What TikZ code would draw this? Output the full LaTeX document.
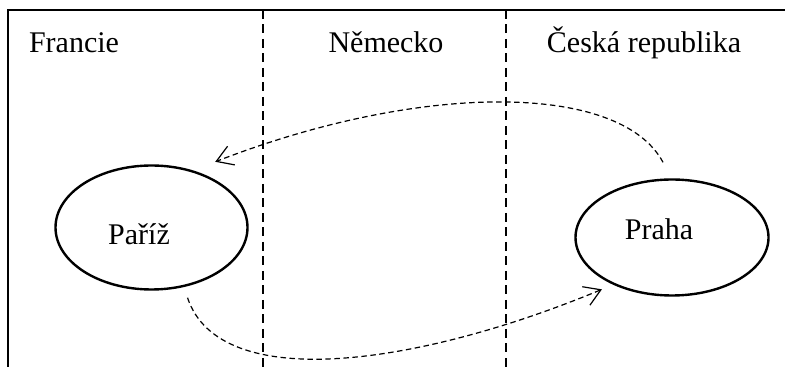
\documentclass[tikz,border=0pt]{standalone}
\usepackage{fontspec}
\setmainfont{Liberation Serif}
\usetikzlibrary{shapes.geometric,arrows.meta,calc}

\begin{document}
\begin{tikzpicture}[x=0.5pt,y=-0.5pt,
    font=\fontsize{15}{18}\selectfont,
    city/.style={draw,ellipse,line width=1.2pt,inner sep=0pt},
    trip/.style={line width=0.6pt,dash pattern=on 2.75pt off 1.75pt,
        -{Straight Barb[length=8pt,width=10pt]}},
    country/.style={anchor=base}]
    \useasboundingbox (0,0) rectangle (785,367);
    \draw[line width=1pt] (8,367) |- (785,10);
    \foreach \x in {263,506} {
        \draw[line width=1pt,dash pattern=on 4.5pt off 2.75pt] (\x,10) -- (\x,367);
    }
    \node[country] (francie) at (74,53) {Francie};
    \node[country] (nemecko) at (386,53) {Německo};
    \node[country] (cesko) at (644,53) {Česká republika};
    \node[city,minimum width=96pt,minimum height=62pt] (pariz) at (151.5,227.5) {};
    \node[city,minimum width=96.5pt,minimum height=58pt] (praha) at (672,237.5) {};
    \node[anchor=base] (pariz text) at (139,245) {Paříž};
    \node[anchor=base] (praha text) at (659,240) {Praha};
    \draw[trip] ($(praha.north)+(-9,-16)$)
        .. controls (620,82) and (420,82) .. ($(pariz.north east)+(-5,-21)$);
    \draw[trip] ($(pariz.south)+(36,7)$)
        .. controls (220,395) and (420,365) .. ($(praha.south west)+(-1,10)$);
\end{tikzpicture}
\end{document}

○ ○ ○ ○ ○

* **What is required**:
Of the lines above, how many hold the string "draw"? Answer with only the number.

* **Reply**:
6